Niall Ferguson is a Harvard professor of economic and financial history who has a concurrent appointment to Harvard Business School. He’s engaged in an ongoing public debate with Paul Krugman, the Princeton Nobel Prize winner in economics, and America’s best-known advocate of spending our way to prosperity. Krugman’s views appear regularly in the New York Times. Here are Ferguson’s:
➢ the second world war. . . saw the US embark on fiscal expansions of the sort we have seen since 2007. So what we are witnessing today has less to do with the 1930s than with the 1940s: it is world war finance without the war. . .
➢ the differences are immense. First, the US financed its huge wartime deficits from domestic savings, via the sale of war bonds. Second, wartime economies were essentially closed, so there was no leakage of fiscal stimulus. Third, war economies worked at maximum capacity; all kinds of controls had to be imposed on the private sector to prevent inflation.
➢ Today’s war-like deficits are being run at a time when the US is heavily reliant on foreign lenders, not least its rising strategic rival China; at a time when economies are open, so American stimulus can end up benefiting Chinese exporters; and at a time when there is much under-utilised capacity, so that deflation is a bigger threat than inflation.
➢ Are there precedents for such a combination? Certainly. . .Argentina [and] Venezuela used to experiment with large peace-time deficits to see if there were ways of avoiding hard choices. [But] either the foreign lenders got fleeced through default, or the domestic lenders got fleeced through inflation.
➢ [By 1981, Britain] had discovered the hard way that deficits could not save [it]. With double-digit inflation and rising unemployment, drastic remedies were called for. [It took] “regime-change” [to] bring stabilisation, because only that would suffice to alter inflationary expectations.

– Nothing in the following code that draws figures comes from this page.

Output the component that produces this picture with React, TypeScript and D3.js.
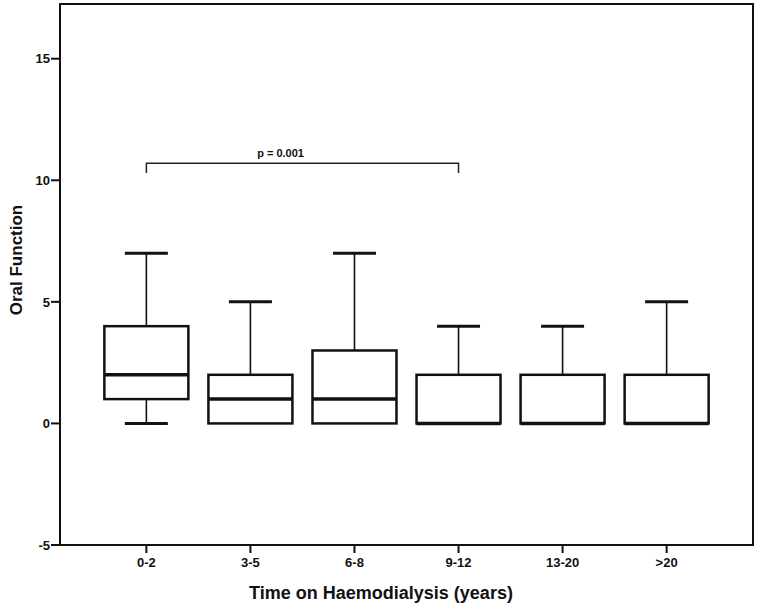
import React from "react";
import * as d3 from "d3";

// groups and five-number summaries
const groups = ["0-2", "3-5", "6-8", "9-12", "13-20", ">20"];
const mins = [0, 0, 0, 0, 0, 0];
const q1s = [1, 0, 0, 0, 0, 0];
const medians = [2, 1, 1, 0, 0, 0];
const q3s = [4, 2, 3, 2, 2, 2];
const maxs = [7, 5, 7, 4, 4, 5];

const yTicks = [-5, 0, 5, 10, 15];

// significance bracket
const bracketFrom = "0-2";
const bracketTo = "9-12";
const bracketY = 10.7;
const bracketLeg = 10.3;
const bracketLabel = "p = 0.001";

const width = 757;
const height = 608;
const margin = { top: 4, right: 4, bottom: 63, left: 60 };

const App = () => {
  const x = d3
    .scalePoint<string>()
    .domain(groups)
    .range([margin.left, width - margin.right])
    .padding(0.83);

  const y = d3
    .scaleLinear()
    .domain([-5, 17.25])
    .range([height - margin.bottom, margin.top]);

  const boxW = 84;
  const capW = 43;
  const font = "'Liberation Sans', Arial, sans-serif";

  const bx1 = x(bracketFrom) as number;
  const bx2 = x(bracketTo) as number;

  return (
    <svg
      width={width}
      height={height}
      style={{ position: "absolute", left: 0, top: 0, background: "#fff" }}
    >
      <rect x={0} y={0} width={width} height={height} fill="#fff" />

      {/* frame */}
      <rect
        x={margin.left}
        y={margin.top}
        width={width - margin.left - margin.right}
        height={height - margin.top - margin.bottom}
        fill="none"
        stroke="#111"
        strokeWidth={2}
      />

      {/* y axis ticks */}
      {yTicks.map((t) => (
        <g key={t} transform={`translate(${margin.left},${y(t)})`}>
          <line x1={-9} x2={0} stroke="#111" strokeWidth={2} />
          <text
            x={-10}
            dy="0.36em"
            textAnchor="end"
            fontFamily={font}
            fontWeight="bold"
            fontSize={13}
            fill="#111"
          >
            {t}
          </text>
        </g>
      ))}

      {/* x axis ticks */}
      {groups.map((g) => (
        <g key={g} transform={`translate(${x(g)},${height - margin.bottom})`}>
          <line y1={0} y2={8} stroke="#111" strokeWidth={2} />
          <text
            y={22}
            textAnchor="middle"
            fontFamily={font}
            fontWeight="bold"
            fontSize={13}
            fill="#111"
          >
            {g}
          </text>
        </g>
      ))}

      {/* boxes */}
      {groups.map((g, i) => {
        const cx = x(g) as number;
        return (
          <g key={g} stroke="#111" fill="none">
            {maxs[i] > q3s[i] && (
              <>
                <line x1={cx} x2={cx} y1={y(q3s[i])} y2={y(maxs[i])} strokeWidth={1.6} />
                <line
                  x1={cx - capW / 2}
                  x2={cx + capW / 2}
                  y1={y(maxs[i])}
                  y2={y(maxs[i])}
                  strokeWidth={3}
                />
              </>
            )}
            {mins[i] < q1s[i] && (
              <>
                <line x1={cx} x2={cx} y1={y(q1s[i])} y2={y(mins[i])} strokeWidth={1.6} />
                <line
                  x1={cx - capW / 2}
                  x2={cx + capW / 2}
                  y1={y(mins[i])}
                  y2={y(mins[i])}
                  strokeWidth={3}
                />
              </>
            )}
            <rect
              x={cx - boxW / 2}
              y={y(q3s[i])}
              width={boxW}
              height={y(q1s[i]) - y(q3s[i])}
              fill="#fff"
              strokeWidth={2.5}
            />
            <line
              x1={cx - boxW / 2}
              x2={cx + boxW / 2}
              y1={y(medians[i])}
              y2={y(medians[i])}
              strokeWidth={3.5}
            />
          </g>
        );
      })}

      {/* significance bracket */}
      <path
        d={`M${bx1},${y(bracketLeg)}V${y(bracketY)}H${bx2}V${y(bracketLeg)}`}
        fill="none"
        stroke="#222"
        strokeWidth={1.5}
      />
      <text
        x={bx1 + (bx2 - bx1) * 0.43}
        y={y(bracketY) - 6}
        textAnchor="middle"
        fontFamily={font}
        fontWeight="bold"
        fontSize={11}
        fill="#111"
      >
        {bracketLabel}
      </text>

      {/* axis titles */}
      <text
        x={381}
        y={599}
        textAnchor="middle"
        fontFamily={font}
        fontWeight="bold"
        fontSize={18}
        fill="#111"
      >
        Time on Haemodialysis (years)
      </text>
      <text
        transform={`translate(22,260) rotate(-90)`}
        textAnchor="middle"
        fontFamily={font}
        fontWeight="bold"
        fontSize={17}
        fill="#111"
      >
        Oral Function
      </text>
    </svg>
  );
};

export default App;
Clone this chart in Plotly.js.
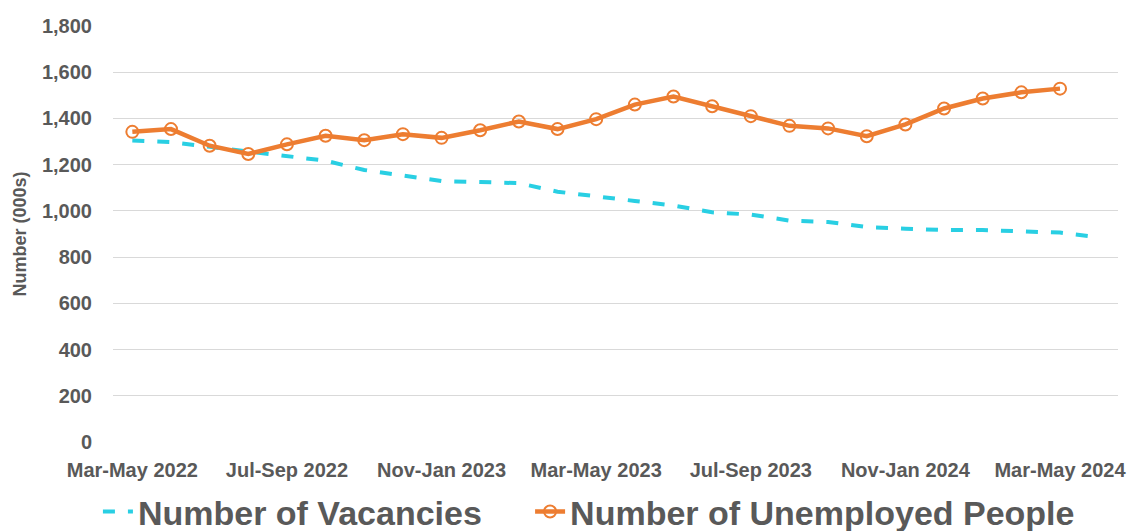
<!DOCTYPE html>
<html>
<head>
<meta charset="utf-8">
<script src="https://cdn.plot.ly/plotly-3.0.1.min.js"></script>
<style>html,body{margin:0;padding:0;background:#fff;}#chart{width:1135px;height:531px;}</style>
</head>
<body>
<div id="chart"></div>
<script>
const categories = [
  "Mar-May 2022","Apr-Jun 2022","May-Jul 2022","Jun-Aug 2022","Jul-Sep 2022","Aug-Oct 2022",
  "Sep-Nov 2022","Oct-Dec 2022","Nov-Jan 2023","Dec-Feb 2023","Jan-Mar 2023","Feb-Apr 2023",
  "Mar-May 2023","Apr-Jun 2023","May-Jul 2023","Jun-Aug 2023","Jul-Sep 2023","Aug-Oct 2023",
  "Sep-Nov 2023","Oct-Dec 2023","Nov-Jan 2024","Dec-Feb 2024","Jan-Mar 2024","Feb-Apr 2024",
  "Mar-May 2024","Apr-Jun 2024"
];
const vacancies = [1305,1298,1277,1256,1234,1217,1177,1153,1129,1125,1120,1083,1061,1043,1023,994,984,958,952,930,923,917,917,912,906,886];
const unemployed = [1342,1354,1282,1246,1288,1325,1306,1332,1316,1349,1387,1354,1397,1460,1495,1453,1410,1368,1357,1323,1374,1443,1486,1513,1529];
const tickLabels = ["Mar-May 2022","Jul-Sep 2022","Nov-Jan 2023","Mar-May 2023","Jul-Sep 2023","Nov-Jan 2024","Mar-May 2024"];
const yTicks = [0,200,400,600,800,1000,1200,1400,1600,1800];

const grey = "#595959";
const font = "Liberation Sans, Arial, sans-serif";
const legendFont = {family: font, size: 34, color: grey, weight: "bold"};

const traces = [
  {
    x: categories, y: vacancies, name: "Number of Vacancies", type: "scatter", mode: "lines",
    legend: "legend",
    line: {color: "#29CFE3", width: 4, dash: "12px,13px"}
  },
  {
    x: categories.slice(0, unemployed.length), y: unemployed, name: "Number of Unemployed People",
    type: "scatter", mode: "lines+markers",
    legend: "legend2",
    line: {color: "#ED7D31", width: 4.5},
    marker: {symbol: "circle-open", size: 12, color: "#ED7D31", line: {width: 2, color: "#ED7D31"}}
  }
];

const layout = {
  width: 1135, height: 531,
  margin: {l: 113, r: 17, t: 25.7, b: 88.5, autoexpand: false},
  paper_bgcolor: "#fff", plot_bgcolor: "#fff",
  showlegend: true,
  legend: {
    orientation: "h", x: -0.015, xanchor: "left", y: -0.168, yanchor: "middle",
    font: legendFont
  },
  legend2: {
    orientation: "h", x: 0.415, xanchor: "left", y: -0.168, yanchor: "middle",
    font: legendFont
  },
  xaxis: {
    type: "category", categoryorder: "array", categoryarray: categories,
    range: [-0.5, categories.length - 0.5],
    tickmode: "array", tickvals: tickLabels, ticktext: tickLabels,
    showgrid: false, zeroline: false, showline: false, ticks: "",
    tickfont: {family: font, size: 20, color: grey, weight: "bold"},
    ticklabelstandoff: 14
  },
  yaxis: {
    range: [0, 1800], tickmode: "array", tickvals: yTicks,
    tickformat: ",d",
    showgrid: true, gridcolor: "#D9D9D9", gridwidth: 1, zeroline: false, showline: false, ticks: "",
    tickfont: {family: font, size: 20, color: grey, weight: "bold"},
    ticklabelstandoff: 20,
    title: {text: "Number (000s)", standoff: 10, font: {family: font, size: 18, color: grey, weight: "bold"}}
  }
};

Plotly.newPlot("chart", traces, layout, {displayModeBar: false, staticPlot: true});
</script>
</body>
</html>
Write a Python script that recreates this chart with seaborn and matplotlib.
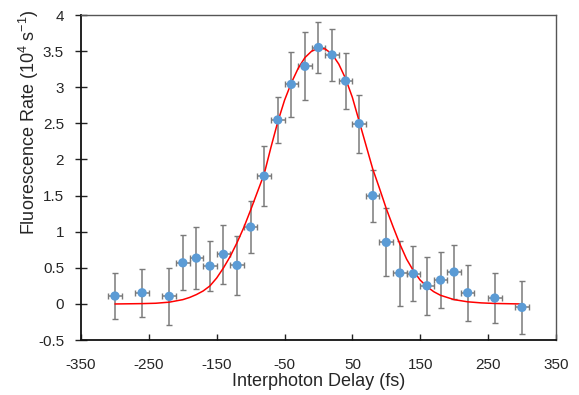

➢ People are nervous of world war-sized deficits when there isn’t a war to justify them. According to a recent poll. . . 45% of Americans “think it likely that their government will be unable to meet its financial commitments within 10 years”.
➢ The remedy for such fears must be the kind of policy regime-change . . . Thatcher and Reagan . . . implemented. Then, as today, the choice [is] between policies that boost private-sector confidence and those that kill it.